I asked him to relay some of the coordinates that Glade had given him.
“Heading there now,” I said.
If Amy Raye had shot herself, her body could very well have been dragged off by a lion and concealed. Jeff and I made our way back up to the top of the ridge and then began climbing north. Glade had said the old cache was about twenty yards from the edge of the butte. Within another hour we were in the area.
“You see any fe
line prints?” I asked Jeff.
“Negative,” he said.
And then maybe a hundred feet from one of the suggested coordinates Glade had given us, we found a cache in a grove of pinyons that backed up to a rocky overhang. After a lion fed on his kill, he’d cover it in a secluded spot, where he could return to feed on the prey for several days.
The cache looked old, maybe a couple of years.
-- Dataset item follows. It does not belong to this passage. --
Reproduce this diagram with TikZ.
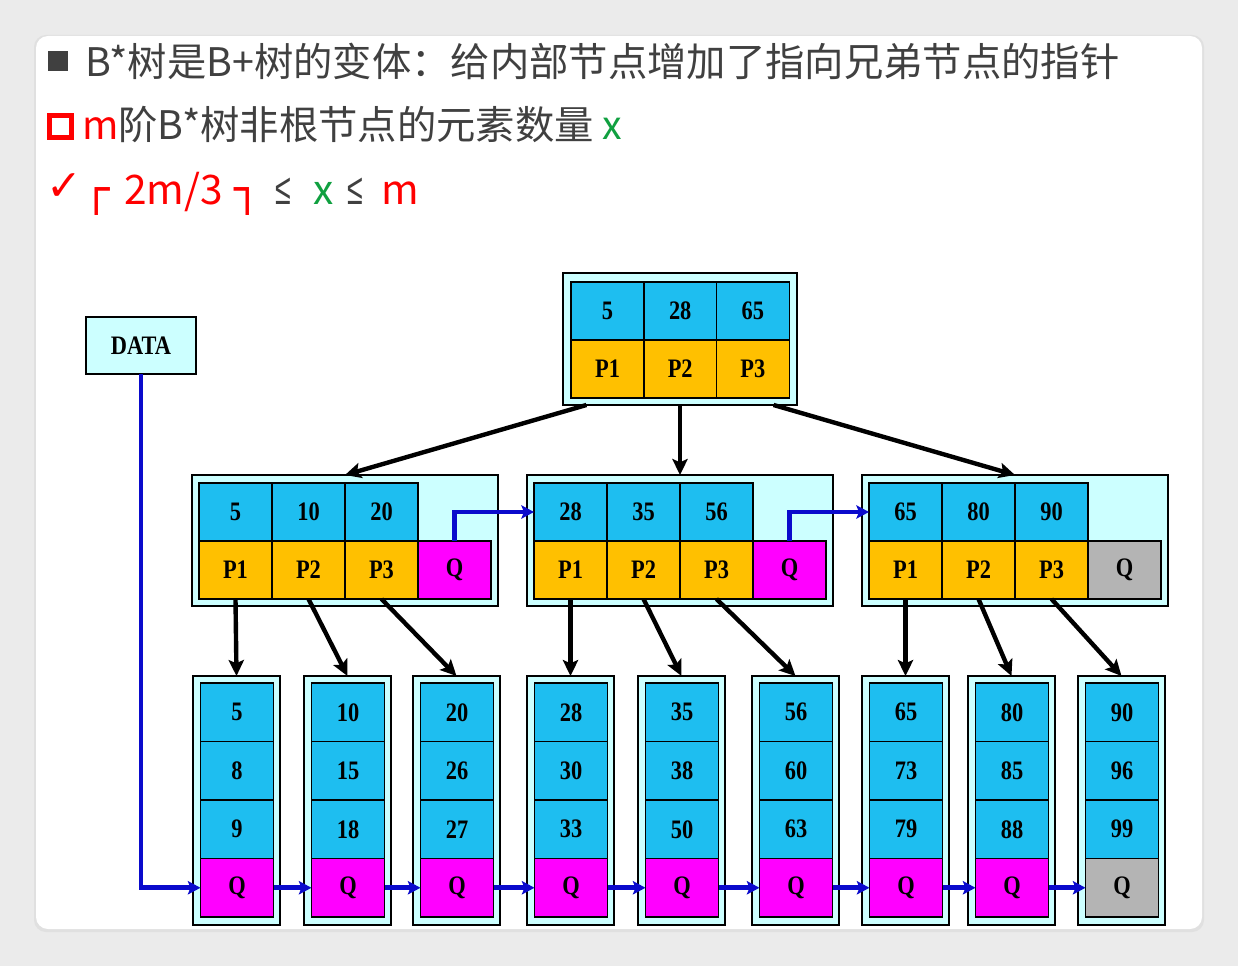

The trees and the overhang had buffered the area from the snow.
Jeff knelt and began removing some of the branches and debris the lion had used to cover his kill. I commanded Kona to sit, and then Jeff and I began inspecting the bones. There were a number of large rib bones, a femur, part of a spine.
“They go for the head,” Jeff said. “Or the windpipe.”
I walked around the edge of the cache, my eyes searching the timber every so often for any trace of movement. I knew with a cache this old the lion would have long since moved on to a different area in his home range, but I also knew lion were territorial. Once they’d established themselves as residents of an area, they’d fight other lion to death to protect it.
And then I stopped. “Jeff, over here,” I said.
Jeff stood and walked toward me. “Well, I’ll be damned,” he said.
We were both looking at the leg of a horse, the hoof intact.
“We’re a long way from any of the ranches,” I told him.
“That’s not a ranch horse,” he said. “There’s no iron on the hoof.”
We were looking at the leg of one of the wild horses. “Maybe that’s why I never see the band around here,” I said. “Maybe they got spooked.”
“If there’s a lion around, there’s another cache,” Jeff said.
“Don’t know that we’re going to be able to find it in this weather. Hard to believe we found this one.” And then, “Jeff, what do you think the odds are of a cougar attacking Amy Raye? I don’t know that I can ever recall a lion attacking a person anywhere near these parts,” I said.